**Excerpted records:**
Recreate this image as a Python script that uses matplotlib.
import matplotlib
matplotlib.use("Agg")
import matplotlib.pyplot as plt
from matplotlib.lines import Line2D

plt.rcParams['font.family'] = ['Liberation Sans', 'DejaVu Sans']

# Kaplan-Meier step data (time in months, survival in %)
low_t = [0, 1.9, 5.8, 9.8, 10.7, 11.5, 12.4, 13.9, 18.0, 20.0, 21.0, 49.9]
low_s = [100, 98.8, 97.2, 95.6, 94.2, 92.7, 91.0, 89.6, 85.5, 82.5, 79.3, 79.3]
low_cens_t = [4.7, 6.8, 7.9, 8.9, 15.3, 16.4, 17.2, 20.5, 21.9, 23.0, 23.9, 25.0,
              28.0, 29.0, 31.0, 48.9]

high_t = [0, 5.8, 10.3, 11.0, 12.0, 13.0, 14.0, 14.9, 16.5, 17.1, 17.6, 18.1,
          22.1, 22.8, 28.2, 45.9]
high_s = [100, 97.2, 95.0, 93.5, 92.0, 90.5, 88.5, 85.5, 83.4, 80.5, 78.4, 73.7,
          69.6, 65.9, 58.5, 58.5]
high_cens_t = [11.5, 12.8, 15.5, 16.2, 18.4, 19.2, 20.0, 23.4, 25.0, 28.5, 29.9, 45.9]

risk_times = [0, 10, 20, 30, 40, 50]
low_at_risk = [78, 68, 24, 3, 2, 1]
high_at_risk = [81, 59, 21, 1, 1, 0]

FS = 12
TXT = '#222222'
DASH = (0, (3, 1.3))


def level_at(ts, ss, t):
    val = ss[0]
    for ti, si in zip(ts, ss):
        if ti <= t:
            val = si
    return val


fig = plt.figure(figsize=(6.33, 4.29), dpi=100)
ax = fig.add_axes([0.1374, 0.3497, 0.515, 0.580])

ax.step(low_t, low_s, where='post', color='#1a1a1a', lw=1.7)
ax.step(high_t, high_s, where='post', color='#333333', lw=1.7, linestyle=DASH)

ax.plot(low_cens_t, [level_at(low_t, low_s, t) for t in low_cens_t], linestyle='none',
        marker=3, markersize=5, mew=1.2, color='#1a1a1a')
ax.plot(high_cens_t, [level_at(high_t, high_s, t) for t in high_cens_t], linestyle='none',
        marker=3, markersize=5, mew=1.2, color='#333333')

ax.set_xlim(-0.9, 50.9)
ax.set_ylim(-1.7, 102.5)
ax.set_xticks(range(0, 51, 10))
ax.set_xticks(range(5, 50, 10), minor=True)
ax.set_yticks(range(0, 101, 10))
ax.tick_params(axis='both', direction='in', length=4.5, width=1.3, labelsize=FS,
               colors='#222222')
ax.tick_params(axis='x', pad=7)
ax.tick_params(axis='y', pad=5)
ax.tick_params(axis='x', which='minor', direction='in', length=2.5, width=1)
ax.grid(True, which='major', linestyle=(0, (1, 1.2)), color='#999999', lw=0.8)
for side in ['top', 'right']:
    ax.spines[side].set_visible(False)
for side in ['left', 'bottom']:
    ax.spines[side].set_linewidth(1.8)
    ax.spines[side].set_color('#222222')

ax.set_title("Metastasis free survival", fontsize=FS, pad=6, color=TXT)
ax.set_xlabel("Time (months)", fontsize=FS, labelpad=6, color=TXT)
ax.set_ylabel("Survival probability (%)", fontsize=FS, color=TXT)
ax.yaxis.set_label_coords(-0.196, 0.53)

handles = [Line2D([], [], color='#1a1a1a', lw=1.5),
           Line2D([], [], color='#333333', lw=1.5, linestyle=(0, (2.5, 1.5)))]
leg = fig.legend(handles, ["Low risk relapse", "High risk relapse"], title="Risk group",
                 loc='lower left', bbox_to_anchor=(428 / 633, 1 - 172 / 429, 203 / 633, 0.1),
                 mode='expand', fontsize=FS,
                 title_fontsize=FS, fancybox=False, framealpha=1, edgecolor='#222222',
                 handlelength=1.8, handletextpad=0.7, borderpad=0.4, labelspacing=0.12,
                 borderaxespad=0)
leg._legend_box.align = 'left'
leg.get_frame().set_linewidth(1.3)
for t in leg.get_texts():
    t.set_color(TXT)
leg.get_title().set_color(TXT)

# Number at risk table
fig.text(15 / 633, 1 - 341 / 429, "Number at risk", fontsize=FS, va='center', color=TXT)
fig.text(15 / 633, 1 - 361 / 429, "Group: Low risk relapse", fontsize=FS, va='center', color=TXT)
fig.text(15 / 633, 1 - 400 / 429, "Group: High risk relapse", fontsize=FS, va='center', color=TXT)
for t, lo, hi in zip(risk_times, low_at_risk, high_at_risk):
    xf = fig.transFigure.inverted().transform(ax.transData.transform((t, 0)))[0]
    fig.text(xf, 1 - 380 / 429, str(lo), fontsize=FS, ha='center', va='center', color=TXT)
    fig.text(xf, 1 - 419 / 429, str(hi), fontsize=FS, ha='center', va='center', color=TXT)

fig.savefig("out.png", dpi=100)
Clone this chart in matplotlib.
--
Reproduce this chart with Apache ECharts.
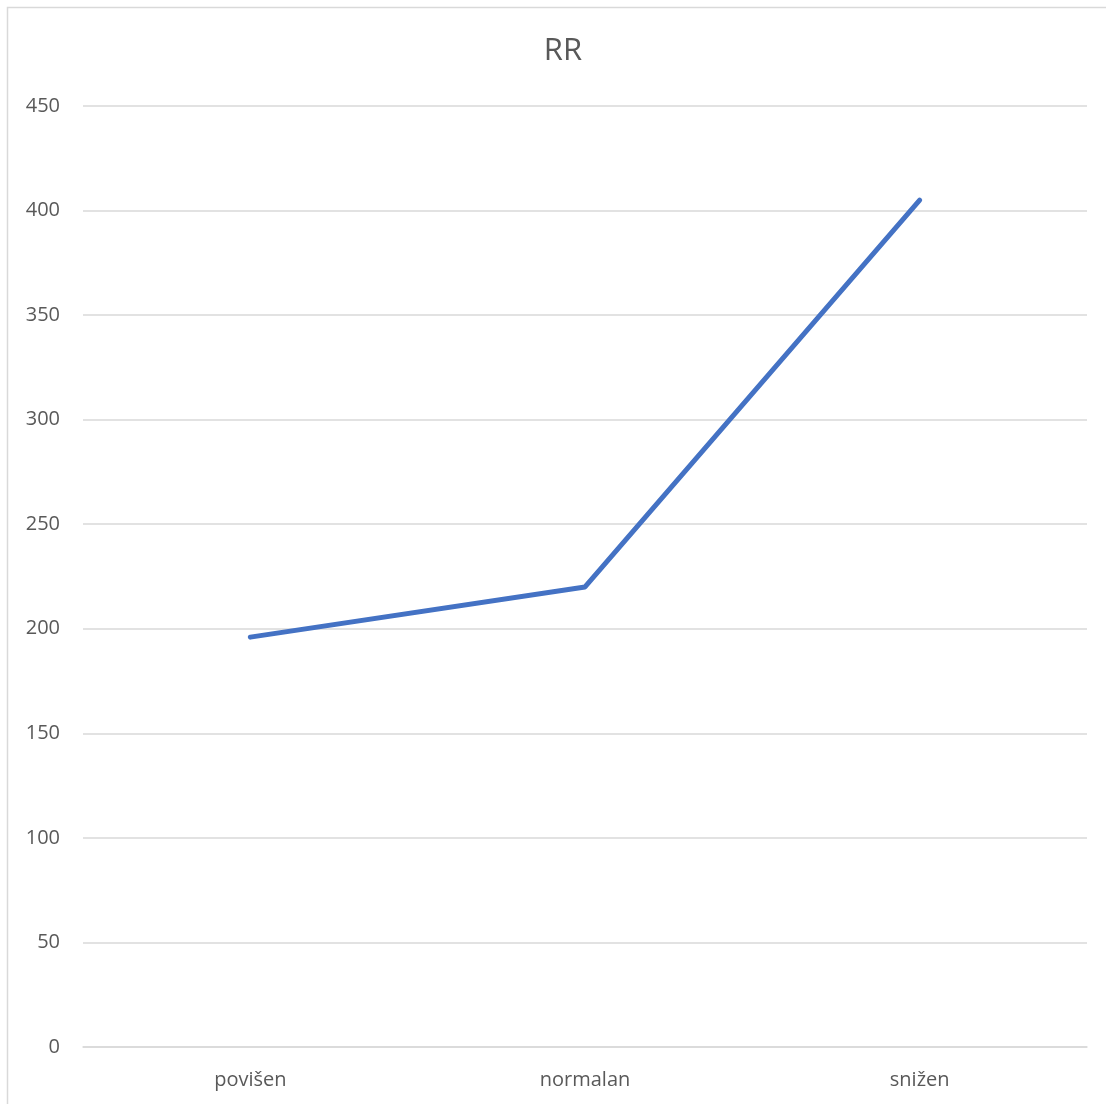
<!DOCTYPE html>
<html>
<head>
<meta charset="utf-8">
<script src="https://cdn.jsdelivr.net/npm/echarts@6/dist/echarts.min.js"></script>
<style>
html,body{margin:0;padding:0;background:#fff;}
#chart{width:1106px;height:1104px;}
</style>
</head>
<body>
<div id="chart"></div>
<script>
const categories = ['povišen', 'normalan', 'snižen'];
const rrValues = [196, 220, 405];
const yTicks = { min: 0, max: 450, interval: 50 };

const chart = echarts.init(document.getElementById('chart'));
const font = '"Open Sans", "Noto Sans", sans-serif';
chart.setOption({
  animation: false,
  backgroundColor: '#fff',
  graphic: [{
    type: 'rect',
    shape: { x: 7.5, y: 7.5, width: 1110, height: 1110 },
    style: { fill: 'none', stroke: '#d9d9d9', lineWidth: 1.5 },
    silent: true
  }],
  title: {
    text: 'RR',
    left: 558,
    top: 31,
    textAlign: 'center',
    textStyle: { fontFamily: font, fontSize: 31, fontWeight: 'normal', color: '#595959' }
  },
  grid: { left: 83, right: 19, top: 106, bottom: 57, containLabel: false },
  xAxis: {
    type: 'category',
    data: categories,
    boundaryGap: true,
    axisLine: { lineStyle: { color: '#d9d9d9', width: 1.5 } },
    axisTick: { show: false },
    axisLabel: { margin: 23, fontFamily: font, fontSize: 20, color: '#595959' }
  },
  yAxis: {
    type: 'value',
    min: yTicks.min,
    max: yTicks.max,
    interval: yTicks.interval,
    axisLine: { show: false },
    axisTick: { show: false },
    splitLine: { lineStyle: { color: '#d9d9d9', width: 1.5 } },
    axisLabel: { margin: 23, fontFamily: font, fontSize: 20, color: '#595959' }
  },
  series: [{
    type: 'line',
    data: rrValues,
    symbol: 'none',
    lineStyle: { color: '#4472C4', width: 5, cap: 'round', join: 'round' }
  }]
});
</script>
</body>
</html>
--
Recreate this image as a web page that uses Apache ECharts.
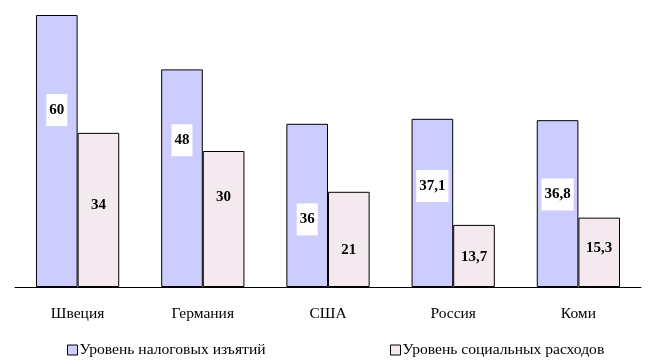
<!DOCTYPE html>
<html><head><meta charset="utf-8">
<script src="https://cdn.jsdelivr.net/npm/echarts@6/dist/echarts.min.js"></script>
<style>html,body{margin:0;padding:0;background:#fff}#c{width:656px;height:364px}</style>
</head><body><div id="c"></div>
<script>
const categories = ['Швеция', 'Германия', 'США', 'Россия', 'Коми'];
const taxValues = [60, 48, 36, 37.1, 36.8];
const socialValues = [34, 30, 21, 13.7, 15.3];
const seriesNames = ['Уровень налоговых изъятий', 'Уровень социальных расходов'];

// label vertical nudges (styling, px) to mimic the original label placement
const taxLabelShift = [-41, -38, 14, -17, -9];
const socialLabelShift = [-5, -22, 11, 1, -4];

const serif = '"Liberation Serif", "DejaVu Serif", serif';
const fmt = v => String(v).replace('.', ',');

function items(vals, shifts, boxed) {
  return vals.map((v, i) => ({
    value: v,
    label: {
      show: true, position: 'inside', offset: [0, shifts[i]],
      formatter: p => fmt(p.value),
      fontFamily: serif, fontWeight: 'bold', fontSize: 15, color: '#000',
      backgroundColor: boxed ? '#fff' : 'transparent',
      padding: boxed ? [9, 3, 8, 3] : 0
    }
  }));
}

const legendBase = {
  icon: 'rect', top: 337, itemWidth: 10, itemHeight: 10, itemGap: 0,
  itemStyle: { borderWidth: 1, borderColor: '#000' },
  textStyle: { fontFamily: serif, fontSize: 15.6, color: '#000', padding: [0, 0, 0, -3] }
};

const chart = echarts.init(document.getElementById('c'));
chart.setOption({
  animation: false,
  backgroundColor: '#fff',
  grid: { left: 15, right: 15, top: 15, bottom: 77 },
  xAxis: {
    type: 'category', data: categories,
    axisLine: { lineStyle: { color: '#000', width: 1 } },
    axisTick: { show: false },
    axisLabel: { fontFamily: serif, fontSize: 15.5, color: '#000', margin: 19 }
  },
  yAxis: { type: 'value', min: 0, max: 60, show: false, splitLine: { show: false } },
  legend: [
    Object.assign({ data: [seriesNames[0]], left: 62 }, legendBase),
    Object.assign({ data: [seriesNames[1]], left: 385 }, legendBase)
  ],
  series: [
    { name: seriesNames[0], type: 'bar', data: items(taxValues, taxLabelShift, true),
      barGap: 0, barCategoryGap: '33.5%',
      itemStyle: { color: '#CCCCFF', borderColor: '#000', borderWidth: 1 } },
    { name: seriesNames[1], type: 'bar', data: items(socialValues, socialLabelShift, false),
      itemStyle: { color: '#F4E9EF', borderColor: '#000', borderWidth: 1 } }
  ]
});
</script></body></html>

**Task goal:**
Leave the pictures out, and transcribe exactly the lines above starting at the one that contains "Reproduce this chart with Apache ECharts." and ending at the one that contains "450, interval: 50".

**The answer:**
Reproduce this chart with Apache ECharts.
<!DOCTYPE html>
<html>
<head>
<meta charset="utf-8">
<script src="https://cdn.jsdelivr.net/npm/echarts@6/dist/echarts.min.js"></script>
<style>
html,body{margin:0;padding:0;background:#fff;}
#chart{width:1106px;height:1104px;}
</style>
</head>
<body>
<div id="chart"></div>
<script>
const categories = ['povišen', 'normalan', 'snižen'];
const rrValues = [196, 220, 405];
const yTicks = { min: 0, max: 450, interval: 50 };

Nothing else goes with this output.